Options Trading Explained: A Complete Beginner’s Guide
Options trading is an advanced investment strategy that allows traders to speculate on price movements or hedge their portfolios. Unlike stocks, options provide flexibility with risk management, leverage, and market exposure. This guide will explain the basics of options trading, strategies, risk factors, and common questions beginners have.
What Is Options Trading?
Options trading involves buying and selling contracts that give the right (but not obligation) to buy or sell an underlying asset at a predetermined price before a specified expiration date. These contracts are known as call and put options.
Option Type | Right to Buy/Sell | When It’s Profitable |
---|---|---|
Call Option | Buy at a fixed price | When the asset’s price rises |
Put Option | Sell at a fixed price | When the asset’s price falls |
How Options Work
Each option contract represents 100 shares of the underlying asset. Options come with an expiration date, after which they become worthless if not exercised. The strike price determines whether the option is profitable (in the money) or not (out of the money).
Example of a Call Option
Suppose you purchase a call option for Stock ABC at a strike price of $50, with an expiration date of one month. If Stock ABC’s price rises to $60 before expiration, you can buy at $50 and sell at the market price, making a profit.
Why Trade Options?
Options trading provides advantages that stocks alone cannot offer:
Leverage – Control large positions with small investments.
Risk Management – Use options as a hedge against market downturns.
Flexibility – Trade on rising, falling, or neutral markets.
Income Generation – Earn premium income from selling options.
Common Options Trading Strategies
Strategy | Best For | Purpose |
Covered Call | Conservative traders | Generate income from holdings |
Protective Put | Hedging | Protect portfolio from losses |
Straddle | High volatility traders | Profit from large price swings |
Iron Condor | Advanced traders | Benefit from low volatility |
1. Covered Call Strategy
This involves selling a call option while holding the underlying stock, earning premium income while limiting profit potential.

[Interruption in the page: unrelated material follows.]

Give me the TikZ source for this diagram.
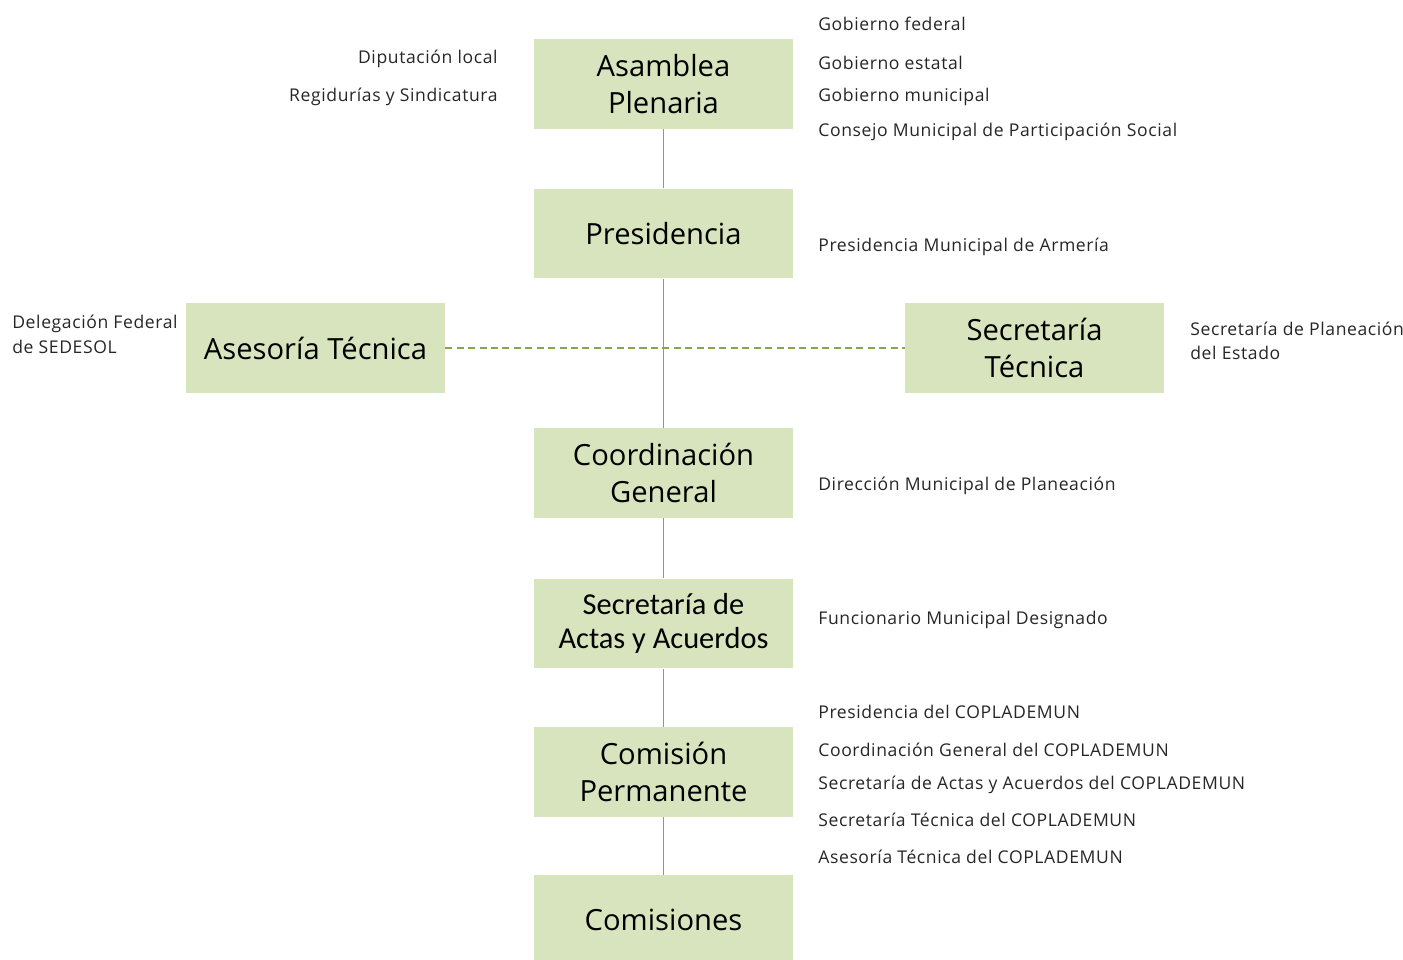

2. Protective Put Strategy
Buying a put option to protect a long position from potential downside risk.
3. Straddle Strategy
Involves buying both a call and put option at the same strike price to profit from significant price swings.
4. Iron Condor Strategy
A neutral strategy that profits from low volatility by selling both call and put options at different strike prices.
Risks Involved in Options Trading
Time Decay: Option value declines as expiration approaches.
Market Volatility: Unpredictable price swings may impact strategy effectiveness.
Leverage Risk: Amplifies both gains and losses.
Liquidity Issues: Some options have low trading volume, affecting execution.
How to Get Started with Options Trading
Learn the Basics: Understand terms like strike price, expiration, and premium.
Choose a Reliable Broker: Use a platform that offers options trading with low fees.
Practice with Paper Trading: Test strategies without real money.
Start Small: Trade with limited capital to minimize risk.
Develop a Strategy: Follow a risk-managed approach suited to your trading style.
FAQs
1. Can beginners trade options?
Yes, but it’s important to start with basic strategies like covered calls and protective puts before moving to advanced techniques.
2. What is the best strategy for beginners?
The covered call strategy is considered one of the safest for beginners as it involves owning stocks while generating income.
3. How much money do I need to trade options?
You can start with as little as $100, but having more capital allows for better risk management.
4. What is the difference between buying and selling options?
Buying options involves paying a premium for the right to trade an asset.
Selling options involves collecting a premium while taking on an obligation to buy or sell.
5. Are options riskier than stocks?
Yes, due to leverage and time constraints. However, risk can be managed with proper strategies.
Conclusion
Options trading offers significant profit opportunities when approached with the right knowledge and risk management. Understanding the basics, choosing the right strategies, and avoiding common pitfalls will help traders maximize their success in the options market. Beginners should start small, gain experience, and continuously refine their trading approach.